So in the real world, pretty clumsy. When it counts? Marvellous.


----------



## Coldkick (Aug 26, 2010)

Poor. That's why I do all of my assignments on the computer. I'm not too good with painting or anything else either.


----------



## Neon Knight (Aug 11, 2010)

Music, art, building/putting things together, tinkering with things, taking them apart, shooting guns, animals who normally aren't too social seem to love what I do and I hope men do as well :wink:. The one thing I am totally uncoordinated in is typing, I think it's possibly because I have long clumsy fingers when typing, everything else comes naturally.


----------



## Filo (Aug 11, 2010)

No, decidely horrible. Horrible handwriting as well. I am fairly good with building stuff, but that's mostly because I really know very well in thoery what needs to be done, which partially compensates for the rotten execution.


----------



## Neon Knight (Aug 11, 2010)

Ahh forgot that, I have terrible handwriting too, despite the fact I draw rather well according to a lot of people, I'd rather not sound like I'm bragging in any way :wink: I found an old writing book from when I was in grade 1 and I swear my writing has not improved since then, half the time I can't even read it.
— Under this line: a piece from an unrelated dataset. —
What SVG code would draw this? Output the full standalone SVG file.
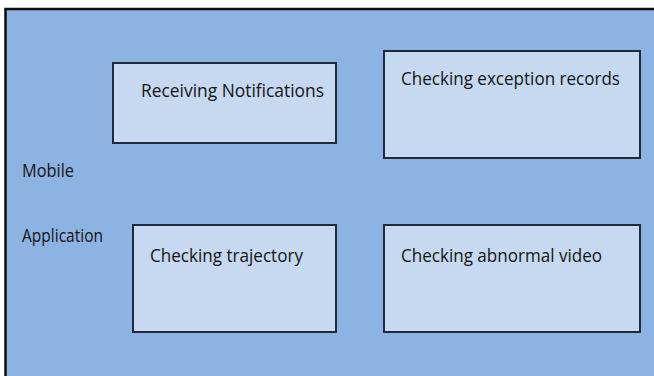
<svg xmlns="http://www.w3.org/2000/svg" width="654" height="376" viewBox="0 0 654 376">
  <style>
    .panel { fill: #8DB3E2; stroke: #0d0d0d; stroke-width: 2.5; }
    .box { fill: #C6D9F1; stroke: #1f2a38; stroke-width: 2; }
    .label { font-family: "Open Sans", "Liberation Sans", sans-serif; font-size: 18px; fill: #151515; }
  </style>
  <rect width="654" height="376" fill="#ffffff"/>
  <!-- background panel -->
  <rect class="panel" x="5.5" y="9" width="660" height="380"/>
  <g id="side-label">
    <text class="label" x="22" y="177" textLength="52" lengthAdjust="spacingAndGlyphs">Mobile</text>
    <text class="label" x="22" y="242" textLength="81" lengthAdjust="spacingAndGlyphs">Application</text>
  </g>
  <g id="receiving-notifications">
    <rect class="box" x="113" y="63" width="223" height="80"/>
    <text class="label" x="141" y="97" textLength="183" lengthAdjust="spacingAndGlyphs">Receiving Notifications</text>
  </g>
  <g id="checking-exception-records">
    <rect class="box" x="384" y="51" width="256" height="107"/>
    <text class="label" x="401" y="85" textLength="219" lengthAdjust="spacingAndGlyphs">Checking exception records</text>
  </g>
  <g id="checking-trajectory">
    <rect class="box" x="133" y="225" width="203" height="107"/>
    <text class="label" x="150" y="262" textLength="153" lengthAdjust="spacingAndGlyphs">Checking trajectory</text>
  </g>
  <g id="checking-abnormal-video">
    <rect class="box" x="384" y="225" width="256" height="107"/>
    <text class="label" x="401" y="262" textLength="201" lengthAdjust="spacingAndGlyphs">Checking abnormal video</text>
  </g>
  <g id="connectors"/>
</svg>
My teachers used to criticise it it was/is so bad :crying:


----------



## Filo (Aug 11, 2010)

Mine actually has. It's gone from atrocious to really bad. However, I'm a doctor now, so it's expected :laughing:


----------



## Neon Knight (Aug 11, 2010)

Lol, you're lucky you have an excuse, I guess I'll just have to figure out how to draw my thoughts/feelings and other things in order for people to understand, I just can't fathom how to do it. Pictionary maybe? :tongue: Strangely I was rather good at that though lol.


----------



## dude10000 (Jan 24, 2010)

> Are you good with your hands?


hahaha no.


----------



## kiwigrl (Apr 27, 2010)

Revy2Hand said:


> Ahh forgot that, I have terrible handwriting too,


I have always been told that my writing (I print) is very tidy. In fact my mother in law always used to ask me to write out cards for people, for her. 
When I was at school I used to have this obsession with handwriting. I wanted it to look perfect so I used to copy aspects that I admired about other people's writing until I got my own style. 
I do nice calligraphy too, which I use for my handwritten recipe book, and once I got paid to do calligraphy on placecards for someone's wedding.


----------



## Phoenix Down (Jul 2, 2010)

That's what she said.


----------



## ENTPreneur (Dec 13, 2009)

I can be, but I theorize heavily before doing anything "handy" so it takes forever...


----------



## kiwigrl (Apr 27, 2010)

I so love that my man is handy. He is a builder, but he can cross over into some other trades too, it's just the way his practical brain works. He is good at teaching me practical stuff too.


----------



## Van (Dec 28, 2009)

Yeah, I've been playing music since I was young. The violin in particular calls for flexibility, absolute precision and control in both hands. I'm good at technical drawing and finely detailed things like crafts.


----------



## noosabar (Mar 14, 2010)

I am a tradesman, and jack of all trades. I have rebuilt engines from small 2 strokes to large diesels, I can weld and forge steel and alloys.
I manually cleared the forest where I live ( chainsaws, axes, wedges, crowbars, pulleys cables and sweat) and built the house in which I reside start to finish with no heavy equiptment, just a desire to do it myself with no assistance. I am a plumber, drainer and gasfitter by trade. If there is a task to be done I need to know how to do it and carry it out. And it is impereitive I do this to the exacting standards of those who carry out such tasks on a regular basis. Or I pull it all back to zero and start again. Inside me is an intellect beyond the manual world in which im trapped, and its screaming to escape.:crying:
I need to know how things work and how to improve their function.
I have very neat flowing handwriting that is commented on regularly. 
Im terrible with computers ( 1 finger hover, circling typist ) this has taken me over five minuites to type.:laughing:


----------



## feefafo (Jul 20, 2010)

I don't really take the time to be precise with my hands. As long as you 'get what I was going for', it's okay. The only time this doesn't quite work is in Art. I'm absolutely terrible at observational drawing or any sort of realism, especially if I'm not able to 'sketch it out' first. I draw in big, loose shapes, not details!

I'm always told my lines are 'expressive'. I think this is just code for 'messy'.


----------



## Lestroe (May 7, 2010)

I'm fairly good with my hands-when I am concentrating. If I'm not paying much attention I have a tendency to lose my grip and drop items.
I'm decent at drawing, not bad with a glass cutter, handy with a sewing machine, decent typist, and somewhat ambidextrous (EX: I write with my right. but open/unlock doors with my left). I'm learning how to play the ocarina and the piano. 

My print handwriting looks like cursive.  It's nearly illegible. I'm fairly good at writing in different 'fonts', though.


----------